Sending high-detail content to stakeholders who need only decision signals.
Omitting operational detail for groups that must actually execute the change.
Confusing message consistency with identical wording.
Check Your Understanding
### What is the strongest basis for tailoring a stakeholder communication?
- [x] The stakeholder's decision role, constraints, and needed response
- [ ] The project manager's preferred reporting style
- [ ] The longest template already approved by PMO
- [ ] The assumption that all stakeholders should receive the same detail
> **Explanation:** Communication should be tailored around what the stakeholder needs to understand or do.
### Which response best reflects effective communication tailoring?
- [ ] Sending identical weekly decks to all stakeholders
- [ ] Changing the facts depending on the audience's preferences
- [x] Keeping the message truthful while adapting detail, channel, and cadence to the audience
- [ ] Reducing all communications to short bullet points regardless of context
> **Explanation:** Tailoring changes the form and emphasis, not the underlying truth.
### A control owner keeps missing key project concerns because updates are buried in long status summaries. What is the strongest adjustment?
- [ ] Increase the length of the summary to show more thoroughness
- [x] Tailor communication so the owner receives concise, decision-relevant risk and evidence information
- [ ] Send the same report more often
- [ ] Stop updating the control owner until a formal issue appears
> **Explanation:** The issue is not volume alone; it is that the current format does not fit the stakeholder's need.
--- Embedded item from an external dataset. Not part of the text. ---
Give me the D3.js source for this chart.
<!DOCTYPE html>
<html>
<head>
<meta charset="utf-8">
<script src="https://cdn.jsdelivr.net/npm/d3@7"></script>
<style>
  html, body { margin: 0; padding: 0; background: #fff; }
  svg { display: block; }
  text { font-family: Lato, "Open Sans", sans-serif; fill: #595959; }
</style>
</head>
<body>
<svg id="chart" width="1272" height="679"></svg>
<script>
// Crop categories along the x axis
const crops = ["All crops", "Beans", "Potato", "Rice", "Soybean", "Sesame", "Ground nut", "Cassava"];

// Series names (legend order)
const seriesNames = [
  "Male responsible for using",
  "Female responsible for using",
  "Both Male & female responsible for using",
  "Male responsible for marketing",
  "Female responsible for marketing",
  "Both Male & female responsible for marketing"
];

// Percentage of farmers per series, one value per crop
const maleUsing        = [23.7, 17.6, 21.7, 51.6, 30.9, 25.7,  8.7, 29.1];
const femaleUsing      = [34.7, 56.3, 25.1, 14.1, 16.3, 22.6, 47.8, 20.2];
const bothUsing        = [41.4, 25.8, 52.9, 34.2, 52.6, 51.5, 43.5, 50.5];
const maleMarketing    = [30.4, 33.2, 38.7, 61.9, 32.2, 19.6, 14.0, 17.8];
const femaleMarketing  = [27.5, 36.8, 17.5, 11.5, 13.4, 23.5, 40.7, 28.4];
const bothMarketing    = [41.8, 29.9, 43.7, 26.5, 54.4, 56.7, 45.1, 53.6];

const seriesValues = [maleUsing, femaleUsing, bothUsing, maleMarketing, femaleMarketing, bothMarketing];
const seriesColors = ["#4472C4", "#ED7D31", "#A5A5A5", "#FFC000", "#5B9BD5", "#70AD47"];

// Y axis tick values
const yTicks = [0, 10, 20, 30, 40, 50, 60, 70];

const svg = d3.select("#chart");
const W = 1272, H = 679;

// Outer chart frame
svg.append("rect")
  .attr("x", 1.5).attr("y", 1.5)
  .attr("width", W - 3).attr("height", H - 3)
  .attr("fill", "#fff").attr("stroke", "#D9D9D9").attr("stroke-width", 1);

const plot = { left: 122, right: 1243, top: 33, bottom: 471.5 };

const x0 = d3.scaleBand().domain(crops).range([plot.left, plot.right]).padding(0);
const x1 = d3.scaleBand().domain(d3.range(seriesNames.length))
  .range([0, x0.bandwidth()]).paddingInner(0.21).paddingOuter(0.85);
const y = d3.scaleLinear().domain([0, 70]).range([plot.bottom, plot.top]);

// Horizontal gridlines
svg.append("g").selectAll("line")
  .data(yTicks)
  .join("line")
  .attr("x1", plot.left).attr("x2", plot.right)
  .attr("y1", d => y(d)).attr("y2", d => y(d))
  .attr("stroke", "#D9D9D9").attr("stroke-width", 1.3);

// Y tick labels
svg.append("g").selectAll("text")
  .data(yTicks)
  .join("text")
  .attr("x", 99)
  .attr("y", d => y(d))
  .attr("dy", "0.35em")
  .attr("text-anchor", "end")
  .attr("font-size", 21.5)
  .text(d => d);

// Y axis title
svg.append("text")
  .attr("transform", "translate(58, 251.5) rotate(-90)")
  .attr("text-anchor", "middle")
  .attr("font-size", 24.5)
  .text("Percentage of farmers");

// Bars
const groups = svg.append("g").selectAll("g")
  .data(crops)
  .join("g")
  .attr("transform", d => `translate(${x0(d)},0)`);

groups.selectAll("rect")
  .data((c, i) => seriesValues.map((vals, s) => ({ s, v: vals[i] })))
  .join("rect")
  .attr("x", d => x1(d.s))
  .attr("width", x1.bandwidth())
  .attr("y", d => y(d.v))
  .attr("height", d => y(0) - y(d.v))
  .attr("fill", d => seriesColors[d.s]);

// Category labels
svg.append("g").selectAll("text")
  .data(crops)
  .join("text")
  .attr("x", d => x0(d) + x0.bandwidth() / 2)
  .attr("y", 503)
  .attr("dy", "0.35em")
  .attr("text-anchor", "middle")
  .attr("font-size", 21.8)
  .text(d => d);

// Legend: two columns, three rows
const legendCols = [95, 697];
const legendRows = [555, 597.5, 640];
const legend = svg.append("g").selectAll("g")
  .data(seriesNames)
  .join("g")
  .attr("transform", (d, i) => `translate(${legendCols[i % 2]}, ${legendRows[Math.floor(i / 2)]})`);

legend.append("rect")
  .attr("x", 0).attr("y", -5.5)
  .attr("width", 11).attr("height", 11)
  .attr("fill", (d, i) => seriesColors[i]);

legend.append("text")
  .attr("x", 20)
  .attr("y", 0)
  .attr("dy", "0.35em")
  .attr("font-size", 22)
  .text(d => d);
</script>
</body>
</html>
### Which response is usually weakest when tailoring stakeholder communication?
- [ ] Checking whether the stakeholder needs information, input, or action
- [ ] Choosing a channel the stakeholder can realistically use
- [ ] Adjusting detail level to the stakeholder's role
- [x] Assuming one standard status format is efficient enough for all audiences
> **Explanation:** Standardization can help internally, but it is weak when it ignores real stakeholder needs.
Sample Exam Question
Scenario: A sponsor wants short weekly decision-oriented updates, while an operations group says the same updates are too vague to prepare for rollout. The project manager has been sending one standard status deck to everyone.
Question: Which action should the project manager take now?
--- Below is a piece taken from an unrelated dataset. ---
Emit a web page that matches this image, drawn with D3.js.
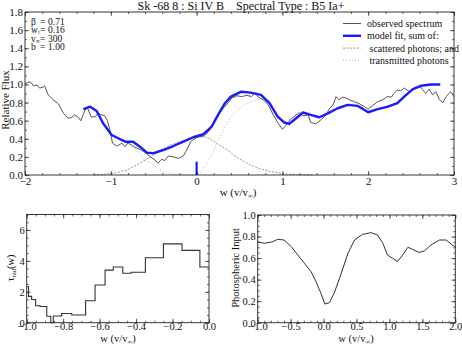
<!DOCTYPE html>
<html>
<head>
<meta charset="utf-8">
<script src="https://cdn.jsdelivr.net/npm/d3@7"></script>
<style>
  body { margin: 0; background: #fff; }
  svg { display: block; }
  text { font-family: "Liberation Serif", "DejaVu Serif", serif; fill: #111; }
</style>
</head>
<body>
<div id="chart"></div>
<script>
// ── Data ───────────────────────────────────────────────────────────────────
// top panel: [w, relative flux]
var observed = [[-2.00,1.01],[-1.94,1.03],[-1.90,0.985],[-1.86,0.995],[-1.83,0.96],[-1.79,0.97],[-1.77,0.985],
  [-1.73,0.885],[-1.67,0.83],[-1.61,0.785],[-1.55,0.68],[-1.50,0.627],[-1.46,0.634],[-1.42,0.664],[-1.38,0.638],
  [-1.35,0.60],[-1.30,0.72],[-1.27,0.737],[-1.23,0.64],[-1.18,0.645],[-1.15,0.68],[-1.11,0.665],[-1.07,0.653],
  [-1.04,0.60],[-1.01,0.50],[-0.98,0.35],[-0.93,0.32],[-0.87,0.35],[-0.83,0.313],[-0.80,0.357],[-0.76,0.33],
  [-0.72,0.306],[-0.66,0.284],[-0.60,0.247],[-0.54,0.203],[-0.485,0.166],[-0.45,0.13],[-0.41,0.173],[-0.37,0.16],
  [-0.33,0.21],[-0.27,0.20],[-0.21,0.184],[-0.155,0.21],[-0.115,0.276],[-0.07,0.368],[-0.03,0.395],[0.02,0.424],
  [0.08,0.43],[0.14,0.48],[0.195,0.56],[0.25,0.655],[0.31,0.737],[0.37,0.80],[0.41,0.85],[0.47,0.875],[0.525,0.866],
  [0.585,0.88],[0.64,0.866],[0.68,0.905],[0.72,0.86],[0.78,0.83],[0.835,0.774],[0.89,0.67],[0.945,0.58],[1.00,0.505],
  [1.04,0.545],[1.10,0.62],[1.16,0.664],[1.20,0.69],[1.24,0.653],[1.30,0.664],[1.33,0.58],[1.39,0.564],[1.45,0.61],
  [1.51,0.664],[1.55,0.737],[1.59,0.774],[1.625,0.866],[1.66,0.83],[1.70,0.86],[1.74,0.85],[1.78,0.83],[1.84,0.81],
  [1.90,0.785],[1.955,0.755],[2.00,0.727],[2.05,0.763],[2.11,0.81],[2.17,0.83],[2.22,0.866],[2.27,0.86],[2.30,0.90],
  [2.34,0.94],[2.38,0.93],[2.42,0.96],[2.48,0.92],[2.54,0.948],[2.60,0.985],[2.635,0.94],[2.67,0.90],[2.71,0.948],
  [2.75,0.885],[2.79,0.92],[2.83,0.83],[2.87,0.80],[2.91,0.866],[2.96,0.92],[3.00,0.866]];

var modelFit = [[-1.32,0.727],[-1.24,0.755],[-1.165,0.708],[-1.09,0.572],[-0.99,0.442],[-0.89,0.395],[-0.83,0.368],
  [-0.74,0.368],[-0.66,0.313],[-0.58,0.247],[-0.505,0.24],[-0.39,0.276],[-0.27,0.32],[-0.155,0.368],[-0.04,0.417],
  [0.08,0.45],[0.175,0.534],[0.25,0.664],[0.33,0.793],[0.40,0.866],[0.52,0.92],[0.63,0.91],[0.75,0.885],[0.85,0.793],
  [0.945,0.645],[1.02,0.58],[1.08,0.564],[1.16,0.627],[1.24,0.69],[1.33,0.664],[1.43,0.638],[1.53,0.68],[1.645,0.737],
  [1.76,0.774],[1.88,0.763],[2.00,0.693],[2.11,0.727],[2.23,0.755],[2.34,0.793],[2.42,0.866],[2.52,0.948],
  [2.615,0.985],[2.73,1.0],[2.84,1.0]];

var scattered = [[-1.2,0],[-1.13,0.003],[-0.97,0.018],[-0.81,0.055],[-0.66,0.13],[-0.505,0.22],[-0.35,0.313],
  [-0.19,0.368],[-0.04,0.405],[0.08,0.424],[0.155,0.40],[0.25,0.34],[0.35,0.28],[0.45,0.21],[0.55,0.15],
  [0.63,0.11],[0.74,0.07],[0.87,0.037],[1.02,0.012],[1.2,0.002],[1.35,0]];

var transmitted = [[-0.83,0.368],[-0.74,0.313],[-0.62,0.184],[-0.50,0.11],[-0.39,0.037],[-0.27,0.01],[-0.2,0],
  [0.0,0],[0.04,0.018],[0.12,0.13],[0.195,0.258],[0.29,0.46],[0.39,0.627],[0.52,0.755],[0.63,0.81],[0.75,0.848],
  [0.85,0.79]];

// marker at w = 0
var zeroMark = [0, 0.147];

var params = [["β", "", "0.71"], ["w", "t", "0.16"], ["v", "∞", "300"], ["b", "", "1.00"]];

var legendItems = [
  { label: "observed spectrum",        key: "obs" },
  { label: "model fit, sum of:",       key: "model" },
  { label: " scattered photons; and",  key: "scat" },
  { label: " transmitted photons",     key: "trans" }
];

// bottom left: step function tau_rad(w), left edges + values, last edge closes at 0
var tauEdges = [-1.0,-0.99,-0.973,-0.951,-0.927,-0.89,-0.868,-0.854,-0.808,-0.753,-0.677,-0.625,-0.57,
  -0.525,-0.473,-0.427,-0.349,-0.25,-0.148,-0.05,0.0];
var tauVals = [2.33,1.7,1.5,1.1,1.05,0.42,0,0.43,0.6,0.5,1.42,2.44,3.4,3.6,3.2,3.26,4.2,5.1,4.68,3.6];

// bottom right: photospheric input
var photospheric = [[-1,0.752],[-0.9,0.737],[-0.77,0.752],[-0.70,0.774],[-0.60,0.768],[-0.49,0.706],
  [-0.39,0.628],[-0.29,0.551],[-0.19,0.474],[-0.115,0.381],[-0.04,0.272],[0.02,0.173],[0.09,0.186],
  [0.16,0.272],[0.26,0.443],[0.37,0.644],[0.47,0.768],[0.59,0.82],[0.72,0.836],[0.82,0.814],[0.90,0.737],
  [0.97,0.628],[1.05,0.598],[1.12,0.567],[1.20,0.628],[1.28,0.70],[1.35,0.681],[1.45,0.653],[1.53,0.666],
  [1.63,0.721],[1.76,0.768],[1.86,0.768],[2.0,0.70]];

// ticks
var topXMajor = [-2,-1,0,1,2,3];
var topYMajor = [0,0.2,0.4,0.6,0.8,1.0,1.2,1.4,1.6,1.8];
var blXMajor = [-1.0,-0.8,-0.6,-0.4,-0.2,0.0];
var blYMajor = [0,2,4,6];
var brXMajor = [-1.0,-0.5,0.0,0.5,1.0,1.5,2.0];
var brYMajor = [0,0.2,0.4,0.6,0.8,1.0];

// ── Drawing ────────────────────────────────────────────────────────────────
var W = 462, H = 347;
var svg = d3.select("#chart").append("svg").attr("width", W).attr("height", H);

function steps(a, b, s) {
  var out = [];
  for (var v = a; v <= b + 1e-9; v += s) out.push(+v.toFixed(4));
  return out;
}

// boxed frame with inward ticks on all four sides
function frame(g, x, y, o) {
  var x0 = x.range()[0], x1 = x.range()[1], y0 = y.range()[0], y1 = y.range()[1];
  function ax(gen, tx_, ty_, vals, size, fmt, pad) {
    var a = g.append("g").attr("transform", "translate(" + tx_ + "," + ty_ + ")")
      .call(gen.tickValues(vals).tickSize(-size).tickFormat(fmt || "").tickPadding(pad));
    a.select(".domain").remove();
    a.selectAll("line").attr("stroke", "#222").attr("stroke-width", 0.7);
    a.selectAll("text").style("font-family", "Liberation Serif").style("font-size", o.font + "px").attr("fill", "#111");
    return a;
  }
  ax(d3.axisBottom(x), 0, y0, o.xMinor, 2);
  ax(d3.axisTop(x), 0, y1, o.xMinor, 2);
  ax(d3.axisLeft(y), x0, 0, o.yMinor, 2);
  ax(d3.axisRight(y), x1, 0, o.yMinor, 2);
  ax(d3.axisBottom(x), 0, y0, o.xMajor, 4, o.xFmt, o.xPad);
  ax(d3.axisTop(x), 0, y1, o.xMajor, 4);
  ax(d3.axisLeft(y), x0, 0, o.yMajor, 4, o.yFmt, o.yPad);
  ax(d3.axisRight(y), x1, 0, o.yMajor, 4);
  g.append("rect").attr("x", x0).attr("y", y1).attr("width", x1 - x0).attr("height", y0 - y1)
    .attr("fill", "none").attr("stroke", "#222").attr("stroke-width", 0.9);
}

function wLabel(g, x, y, fs) {
  g.append("text").attr("x", x).attr("y", y).attr("text-anchor", "middle").style("font-size", fs + "px")
    .html('w (v/v<tspan dy="2" font-size="6.5">∞</tspan><tspan dy="-2">)</tspan>');
}

// ── Top panel ──
var tx = d3.scaleLinear().domain([-2, 3]).range([25, 454]);
var ty = d3.scaleLinear().domain([0, 1.8]).range([175, 12]);
var tp = svg.append("g");

var line = d3.line().x(function (d) { return tx(d[0]); }).y(function (d) { return ty(d[1]); });

tp.append("path").datum(scattered).attr("d", line).attr("fill", "none")
  .attr("stroke", "#888").attr("stroke-width", 0.9).attr("stroke-dasharray", "2,1.5");
tp.append("path").datum(transmitted).attr("d", line).attr("fill", "none")
  .attr("stroke", "#aaa").attr("stroke-width", 0.9).attr("stroke-dasharray", "1,2");
tp.append("path").datum(observed).attr("d", line).attr("fill", "none")
  .attr("stroke", "#444").attr("stroke-width", 0.9);
tp.append("path").datum(modelFit).attr("d", line).attr("fill", "none")
  .attr("stroke", "#1a1aff").attr("stroke-width", 2.4).attr("stroke-linejoin", "round");
tp.append("line").attr("x1", tx(zeroMark[0])).attr("x2", tx(zeroMark[0]))
  .attr("y1", ty(0)).attr("y2", ty(zeroMark[1])).attr("stroke", "#1a1aff").attr("stroke-width", 2.2);

frame(tp, tx, ty, {
  xMajor: topXMajor, xMinor: steps(-2, 3, 0.2), yMajor: topYMajor, yMinor: steps(0, 1.8, 0.1),
  xFmt: d3.format("d"), yFmt: d3.format(".1f"), font: 11, xPad: 2, yPad: 2
});

tp.append("text").attr("x", 241).attr("y", 10).attr("text-anchor", "middle").style("font-size", "12px")
  .attr("xml:space", "preserve").text("Sk -68 8 : Si IV B    Spectral Type : B5 Ia+");
wLabel(tp, 238, 196, 11);
tp.append("text").attr("transform", "translate(8.5,100) rotate(-90)").attr("text-anchor", "middle")
  .style("font-size", "11px").text("Relative Flux");

// parameter block
var pg = tp.append("g");
params.forEach(function (p, i) {
  var yy = 24.5 + i * 8.5;
  var t = pg.append("text").attr("x", 31).attr("y", yy).style("font-size", "9.5px").text(p[0]);
  if (p[1]) t.append("tspan").attr("dy", 1).style("font-size", "6px").text(p[1]);
  pg.append("text").attr("x", 40).attr("y", yy).style("font-size", "9.5px").text("=");
  pg.append("text").attr("x", 48).attr("y", yy).style("font-size", "9.5px").text(p[2]);
});

// legend
var lg = tp.append("g");
legendItems.forEach(function (it, i) {
  var yy = 23.5 + i * 12.3;
  var ln = lg.append("line").attr("x1", 343).attr("x2", 361).attr("y1", yy).attr("y2", yy);
  if (it.key === "obs") ln.attr("stroke", "#444").attr("stroke-width", 0.9);
  if (it.key === "model") ln.attr("stroke", "#1a1aff").attr("stroke-width", 2.4);
  if (it.key === "scat") ln.attr("stroke", "#888").attr("stroke-width", 0.9).attr("stroke-dasharray", "2,1.5");
  if (it.key === "trans") ln.attr("stroke", "#aaa").attr("stroke-width", 0.9).attr("stroke-dasharray", "1,2");
  lg.append("text").attr("x", 367).attr("y", yy + 3.5).style("font-size", "10px")
    .attr("xml:space", "preserve").text(it.label);
});

// ── Bottom left: tau_rad step ──
var bx = d3.scaleLinear().domain([-1, 0]).range([26.7, 209]);
var by = d3.scaleLinear().domain([0, 7]).range([322.7, 214.5]);
var bl = svg.append("g");
var stepPts = tauVals.map(function (v, i) { return [tauEdges[i], v]; });
stepPts.push([tauEdges[tauEdges.length - 1], tauVals[tauVals.length - 1]]);
bl.append("path").datum(stepPts)
  .attr("d", d3.line().curve(d3.curveStepAfter).x(function (d) { return bx(d[0]); }).y(function (d) { return by(d[1]); }))
  .attr("fill", "none").attr("stroke", "#333").attr("stroke-width", 1.1);
frame(bl, bx, by, {
  xMajor: blXMajor, xMinor: steps(-1, 0, 0.05), yMajor: blYMajor, yMinor: steps(0, 7, 0.5),
  xFmt: d3.format(".1f"), yFmt: d3.format("d"), font: 10.5, xPad: 0, yPad: 2
});
wLabel(bl, 118, 342, 10.5);
bl.append("text").attr("transform", "translate(14,268) rotate(-90)").attr("text-anchor", "middle")
  .style("font-size", "10.5px")
  .html('τ<tspan dy="2" font-size="6.5">rad</tspan><tspan dy="-2">(w)</tspan>');

// ── Bottom right: photospheric input ──
var rx = d3.scaleLinear().domain([-1, 2]).range([257.7, 455.3]);
var ry = d3.scaleLinear().domain([0, 1]).range([322.7, 215]);
var br = svg.append("g");
br.append("path").datum(photospheric)
  .attr("d", d3.line().x(function (d) { return rx(d[0]); }).y(function (d) { return ry(d[1]); }))
  .attr("fill", "none").attr("stroke", "#333").attr("stroke-width", 1);
frame(br, rx, ry, {
  xMajor: brXMajor, xMinor: steps(-1, 2, 0.1), yMajor: brYMajor, yMinor: steps(0, 1, 0.05),
  xFmt: d3.format(".1f"), yFmt: d3.format(".1f"), font: 10.5, xPad: 0, yPad: 2
});
wLabel(br, 356, 342, 10.5);
br.append("text").attr("transform", "translate(239,268) rotate(-90)").attr("text-anchor", "middle")
  .style("font-size", "10.5px").text("Photospheric Input");
</script>
</body>
</html>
A. Tailor communication content, channel, and cadence to the needs and constraints of each stakeholder group while keeping the underlying message consistent
B. Continue using one standard deck so all stakeholders receive exactly the same level of detail
C. Prioritize the sponsor’s format and ask operations to adapt as best they can
D. Replace all stakeholder updates with a shared project dashboard only
Best answer: A
Explanation: The strongest answer is A because the current problem is fit, not effort. Different stakeholders need different levels of detail and different communication forms to act effectively. Tailoring the communication while keeping the facts consistent is the strongest stakeholder-engagement response.
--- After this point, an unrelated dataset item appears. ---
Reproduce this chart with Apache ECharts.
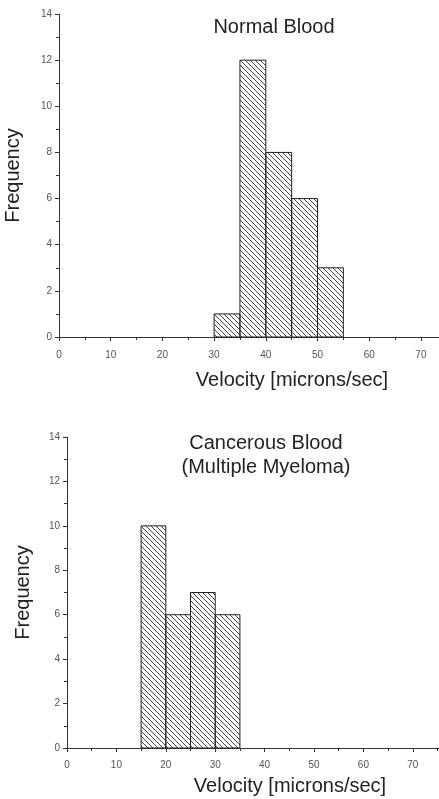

Why the other options are weaker:
B: Identical formatting does not guarantee useful communication.
C: Prioritizing one audience can leave operational readiness gaps unresolved.
D: A dashboard may help, but it does not replace tailored communication by itself.
Key Terms
Tailored communication: Adapting message form and detail to the stakeholder’s needs and constraints.
Cadence: How often communication is delivered.
Decision-ready update: A concise communication designed to support timely stakeholder decisions.